● Your objective
Exclude images, then output the remaining data verbatim.

● Data provided

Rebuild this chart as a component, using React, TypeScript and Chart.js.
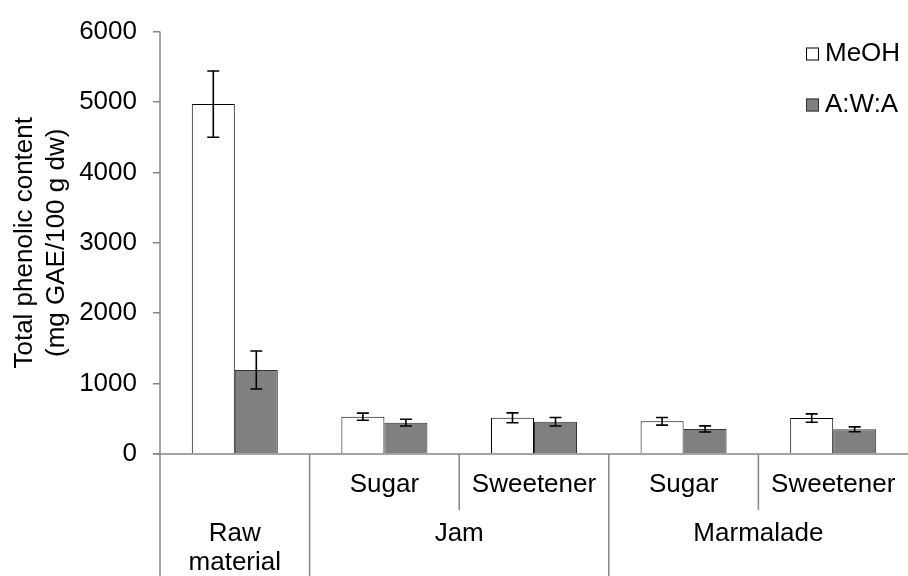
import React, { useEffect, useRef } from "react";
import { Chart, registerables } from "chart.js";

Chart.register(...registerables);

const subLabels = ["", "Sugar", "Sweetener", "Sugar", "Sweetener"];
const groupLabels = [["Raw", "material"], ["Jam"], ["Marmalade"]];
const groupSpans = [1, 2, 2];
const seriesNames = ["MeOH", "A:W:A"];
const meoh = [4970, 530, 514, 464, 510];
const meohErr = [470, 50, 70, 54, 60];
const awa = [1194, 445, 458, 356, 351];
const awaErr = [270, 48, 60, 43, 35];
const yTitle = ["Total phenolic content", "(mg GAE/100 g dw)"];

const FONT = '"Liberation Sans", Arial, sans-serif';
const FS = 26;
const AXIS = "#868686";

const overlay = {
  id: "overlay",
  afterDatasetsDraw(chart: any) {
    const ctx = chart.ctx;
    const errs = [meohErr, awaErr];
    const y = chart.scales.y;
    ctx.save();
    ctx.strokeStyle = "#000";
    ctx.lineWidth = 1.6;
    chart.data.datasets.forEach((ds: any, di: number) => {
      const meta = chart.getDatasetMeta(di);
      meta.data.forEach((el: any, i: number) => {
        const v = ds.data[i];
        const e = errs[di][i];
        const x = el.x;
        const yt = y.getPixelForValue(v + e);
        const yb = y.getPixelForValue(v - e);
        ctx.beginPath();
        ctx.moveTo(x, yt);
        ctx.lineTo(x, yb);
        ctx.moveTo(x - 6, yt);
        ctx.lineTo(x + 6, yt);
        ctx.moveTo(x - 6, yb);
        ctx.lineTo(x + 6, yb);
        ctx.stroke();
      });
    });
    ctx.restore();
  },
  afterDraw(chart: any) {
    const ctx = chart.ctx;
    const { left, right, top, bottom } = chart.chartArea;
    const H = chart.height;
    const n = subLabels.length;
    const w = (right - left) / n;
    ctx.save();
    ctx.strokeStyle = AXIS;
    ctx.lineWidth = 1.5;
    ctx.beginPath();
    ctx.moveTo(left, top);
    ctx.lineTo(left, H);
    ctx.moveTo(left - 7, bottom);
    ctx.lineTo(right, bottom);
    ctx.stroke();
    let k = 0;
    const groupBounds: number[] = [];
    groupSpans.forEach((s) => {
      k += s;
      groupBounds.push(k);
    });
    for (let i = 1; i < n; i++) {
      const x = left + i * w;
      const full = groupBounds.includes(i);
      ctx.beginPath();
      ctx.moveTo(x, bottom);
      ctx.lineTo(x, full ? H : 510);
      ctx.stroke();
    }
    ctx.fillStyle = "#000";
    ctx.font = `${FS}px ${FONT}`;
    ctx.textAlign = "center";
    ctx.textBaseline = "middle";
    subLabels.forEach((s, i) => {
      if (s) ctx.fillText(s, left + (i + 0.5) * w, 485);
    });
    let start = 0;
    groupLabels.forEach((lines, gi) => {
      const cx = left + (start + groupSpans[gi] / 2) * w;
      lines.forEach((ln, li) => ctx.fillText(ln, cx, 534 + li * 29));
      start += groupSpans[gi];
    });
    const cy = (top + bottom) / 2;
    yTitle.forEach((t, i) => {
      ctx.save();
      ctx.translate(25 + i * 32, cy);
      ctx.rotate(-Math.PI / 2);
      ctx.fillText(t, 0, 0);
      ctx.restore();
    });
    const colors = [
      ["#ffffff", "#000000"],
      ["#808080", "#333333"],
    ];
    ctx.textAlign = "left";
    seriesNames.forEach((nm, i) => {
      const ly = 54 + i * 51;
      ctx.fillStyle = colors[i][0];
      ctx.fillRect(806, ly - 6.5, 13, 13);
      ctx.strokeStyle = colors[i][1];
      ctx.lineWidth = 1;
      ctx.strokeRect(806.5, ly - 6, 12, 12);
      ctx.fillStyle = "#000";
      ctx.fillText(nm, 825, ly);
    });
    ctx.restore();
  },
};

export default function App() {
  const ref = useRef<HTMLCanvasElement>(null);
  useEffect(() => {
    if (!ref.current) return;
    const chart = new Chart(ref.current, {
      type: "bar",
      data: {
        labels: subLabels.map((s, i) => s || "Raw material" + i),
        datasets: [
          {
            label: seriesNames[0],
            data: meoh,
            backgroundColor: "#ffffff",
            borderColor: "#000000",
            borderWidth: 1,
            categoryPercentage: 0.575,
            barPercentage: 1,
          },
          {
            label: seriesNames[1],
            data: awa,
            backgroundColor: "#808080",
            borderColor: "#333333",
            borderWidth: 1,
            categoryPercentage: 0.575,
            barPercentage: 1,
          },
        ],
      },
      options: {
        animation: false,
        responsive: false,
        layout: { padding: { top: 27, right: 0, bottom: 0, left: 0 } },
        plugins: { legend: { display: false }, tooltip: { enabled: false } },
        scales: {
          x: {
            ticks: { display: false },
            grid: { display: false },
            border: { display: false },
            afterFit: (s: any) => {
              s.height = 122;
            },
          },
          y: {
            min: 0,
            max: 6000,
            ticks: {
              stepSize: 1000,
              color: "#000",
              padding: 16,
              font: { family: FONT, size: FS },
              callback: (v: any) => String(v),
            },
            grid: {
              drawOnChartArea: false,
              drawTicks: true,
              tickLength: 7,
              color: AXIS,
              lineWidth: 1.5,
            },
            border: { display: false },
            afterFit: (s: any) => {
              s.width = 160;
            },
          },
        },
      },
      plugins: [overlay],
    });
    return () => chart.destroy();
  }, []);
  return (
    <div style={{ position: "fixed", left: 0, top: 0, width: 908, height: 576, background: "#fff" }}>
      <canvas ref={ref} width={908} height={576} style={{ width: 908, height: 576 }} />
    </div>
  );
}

● Answer to this problem
Rebuild this chart as a component, using React, TypeScript and Chart.js.
import React, { useEffect, useRef } from "react";
import { Chart, registerables } from "chart.js";

Chart.register(...registerables);

const subLabels = ["", "Sugar", "Sweetener", "Sugar", "Sweetener"];
const groupLabels = [["Raw", "material"], ["Jam"], ["Marmalade"]];
const groupSpans = [1, 2, 2];
const seriesNames = ["MeOH", "A:W:A"];
const meoh = [4970, 530, 514, 464, 510];
const meohErr = [470, 50, 70, 54, 60];
const awa = [1194, 445, 458, 356, 351];
const awaErr = [270, 48, 60, 43, 35];
const yTitle = ["Total phenolic content", "(mg GAE/100 g dw)"];

const FONT = '"Liberation Sans", Arial, sans-serif';
const FS = 26;
const AXIS = "#868686";

const overlay = {
  id: "overlay",
  afterDatasetsDraw(chart: any) {
    const ctx = chart.ctx;
    const errs = [meohErr, awaErr];
    const y = chart.scales.y;
    ctx.save();
    ctx.strokeStyle = "#000";
    ctx.lineWidth = 1.6;
    chart.data.datasets.forEach((ds: any, di: number) => {
      const meta = chart.getDatasetMeta(di);
      meta.data.forEach((el: any, i: number) => {
        const v = ds.data[i];
        const e = errs[di][i];
        const x = el.x;
        const yt = y.getPixelForValue(v + e);
        const yb = y.getPixelForValue(v - e);
        ctx.beginPath();
        ctx.moveTo(x, yt);
        ctx.lineTo(x, yb);
        ctx.moveTo(x - 6, yt);
        ctx.lineTo(x + 6, yt);
        ctx.moveTo(x - 6, yb);
        ctx.lineTo(x + 6, yb);
        ctx.stroke();
      });
    });
    ctx.restore();
  },
  afterDraw(chart: any) {
    const ctx = chart.ctx;
    const { left, right, top, bottom } = chart.chartArea;
    const H = chart.height;
    const n = subLabels.length;
    const w = (right - left) / n;
    ctx.save();
    ctx.strokeStyle = AXIS;
    ctx.lineWidth = 1.5;
    ctx.beginPath();
    ctx.moveTo(left, top);
    ctx.lineTo(left, H);
    ctx.moveTo(left - 7, bottom);
    ctx.lineTo(right, bottom);
    ctx.stroke();
    let k = 0;
    const groupBounds: number[] = [];
    groupSpans.forEach((s) => {
      k += s;
      groupBounds.push(k);
    });
    for (let i = 1; i < n; i++) {
      const x = left + i * w;
      const full = groupBounds.includes(i);
      ctx.beginPath();
      ctx.moveTo(x, bottom);
      ctx.lineTo(x, full ? H : 510);
      ctx.stroke();
    }
    ctx.fillStyle = "#000";
    ctx.font = `${FS}px ${FONT}`;
    ctx.textAlign = "center";
    ctx.textBaseline = "middle";
    subLabels.forEach((s, i) => {
      if (s) ctx.fillText(s, left + (i + 0.5) * w, 485);
    });
    let start = 0;
    groupLabels.forEach((lines, gi) => {
      const cx = left + (start + groupSpans[gi] / 2) * w;
      lines.forEach((ln, li) => ctx.fillText(ln, cx, 534 + li * 29));
      start += groupSpans[gi];
    });
    const cy = (top + bottom) / 2;
    yTitle.forEach((t, i) => {
      ctx.save();
      ctx.translate(25 + i * 32, cy);
      ctx.rotate(-Math.PI / 2);
      ctx.fillText(t, 0, 0);
      ctx.restore();
    });
    const colors = [
      ["#ffffff", "#000000"],
      ["#808080", "#333333"],
    ];
    ctx.textAlign = "left";
    seriesNames.forEach((nm, i) => {
      const ly = 54 + i * 51;
      ctx.fillStyle = colors[i][0];
      ctx.fillRect(806, ly - 6.5, 13, 13);
      ctx.strokeStyle = colors[i][1];
      ctx.lineWidth = 1;
      ctx.strokeRect(806.5, ly - 6, 12, 12);
      ctx.fillStyle = "#000";
      ctx.fillText(nm, 825, ly);
    });
    ctx.restore();
  },
};

export default function App() {
  const ref = useRef<HTMLCanvasElement>(null);
  useEffect(() => {
    if (!ref.current) return;
    const chart = new Chart(ref.current, {
      type: "bar",
      data: {
        labels: subLabels.map((s, i) => s || "Raw material" + i),
        datasets: [
          {
            label: seriesNames[0],
            data: meoh,
            backgroundColor: "#ffffff",
            borderColor: "#000000",
            borderWidth: 1,
            categoryPercentage: 0.575,
            barPercentage: 1,
          },
          {
            label: seriesNames[1],
            data: awa,
            backgroundColor: "#808080",
            borderColor: "#333333",
            borderWidth: 1,
            categoryPercentage: 0.575,
            barPercentage: 1,
          },
        ],
      },
      options: {
        animation: false,
        responsive: false,
        layout: { padding: { top: 27, right: 0, bottom: 0, left: 0 } },
        plugins: { legend: { display: false }, tooltip: { enabled: false } },
        scales: {
          x: {
            ticks: { display: false },
            grid: { display: false },
            border: { display: false },
            afterFit: (s: any) => {
              s.height = 122;
            },
          },
          y: {
            min: 0,
            max: 6000,
            ticks: {
              stepSize: 1000,
              color: "#000",
              padding: 16,
              font: { family: FONT, size: FS },
              callback: (v: any) => String(v),
            },
            grid: {
              drawOnChartArea: false,
              drawTicks: true,
              tickLength: 7,
              color: AXIS,
              lineWidth: 1.5,
            },
            border: { display: false },
            afterFit: (s: any) => {
              s.width = 160;
            },
          },
        },
      },
      plugins: [overlay],
    });
    return () => chart.destroy();
  }, []);
  return (
    <div style={{ position: "fixed", left: 0, top: 0, width: 908, height: 576, background: "#fff" }}>
      <canvas ref={ref} width={908} height={576} style={{ width: 908, height: 576 }} />
    </div>
  );
}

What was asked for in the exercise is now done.